#### Goal:
Leave out the pictures, and write out exactly the lines from the beginning of the material to the line holding "plt.rcParams['font.family'] = ['Liberation", that line included, and nothing else.
-*-
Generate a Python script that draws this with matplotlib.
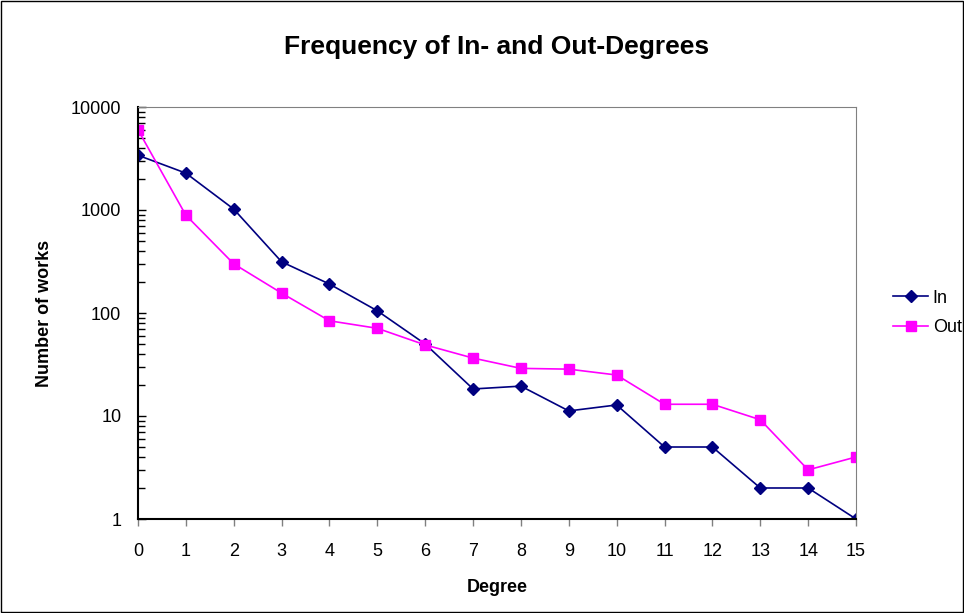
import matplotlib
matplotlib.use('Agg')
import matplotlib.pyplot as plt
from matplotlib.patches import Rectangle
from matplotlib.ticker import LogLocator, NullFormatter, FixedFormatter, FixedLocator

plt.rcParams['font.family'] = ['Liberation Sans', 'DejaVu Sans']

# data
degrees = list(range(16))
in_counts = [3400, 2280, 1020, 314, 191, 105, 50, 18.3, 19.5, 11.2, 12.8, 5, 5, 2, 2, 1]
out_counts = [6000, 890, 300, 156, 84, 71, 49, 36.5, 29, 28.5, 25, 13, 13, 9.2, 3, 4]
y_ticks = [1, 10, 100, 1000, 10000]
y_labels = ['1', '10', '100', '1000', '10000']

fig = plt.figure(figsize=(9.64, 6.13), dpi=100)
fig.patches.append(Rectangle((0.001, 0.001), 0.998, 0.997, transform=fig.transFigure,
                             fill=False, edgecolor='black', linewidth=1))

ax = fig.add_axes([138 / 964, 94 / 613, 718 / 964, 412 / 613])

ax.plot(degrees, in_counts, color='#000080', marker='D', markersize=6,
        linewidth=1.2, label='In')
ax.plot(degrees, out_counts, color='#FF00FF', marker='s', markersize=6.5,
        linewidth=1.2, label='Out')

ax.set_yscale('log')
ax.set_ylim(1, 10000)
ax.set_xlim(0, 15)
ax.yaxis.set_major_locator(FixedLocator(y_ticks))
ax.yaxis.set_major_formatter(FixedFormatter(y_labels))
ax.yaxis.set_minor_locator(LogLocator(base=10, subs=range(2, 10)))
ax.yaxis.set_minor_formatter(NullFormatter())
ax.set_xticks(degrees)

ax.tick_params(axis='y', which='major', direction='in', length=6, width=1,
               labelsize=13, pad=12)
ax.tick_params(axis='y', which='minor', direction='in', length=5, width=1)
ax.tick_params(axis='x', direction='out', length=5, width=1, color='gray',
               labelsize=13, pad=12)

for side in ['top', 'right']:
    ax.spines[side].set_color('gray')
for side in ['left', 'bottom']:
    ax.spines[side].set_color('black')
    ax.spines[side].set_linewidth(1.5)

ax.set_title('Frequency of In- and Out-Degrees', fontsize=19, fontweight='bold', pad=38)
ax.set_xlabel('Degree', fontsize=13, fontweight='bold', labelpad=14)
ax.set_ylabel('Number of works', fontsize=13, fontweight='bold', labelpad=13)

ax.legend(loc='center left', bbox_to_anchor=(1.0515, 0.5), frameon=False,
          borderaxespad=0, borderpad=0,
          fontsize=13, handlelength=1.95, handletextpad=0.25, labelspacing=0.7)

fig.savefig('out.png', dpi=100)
-*-
#### Response:
Generate a Python script that draws this with matplotlib.
import matplotlib
matplotlib.use('Agg')
import matplotlib.pyplot as plt
from matplotlib.patches import Rectangle
from matplotlib.ticker import LogLocator, NullFormatter, FixedFormatter, FixedLocator

plt.rcParams['font.family'] = ['Liberation Sans', 'DejaVu Sans']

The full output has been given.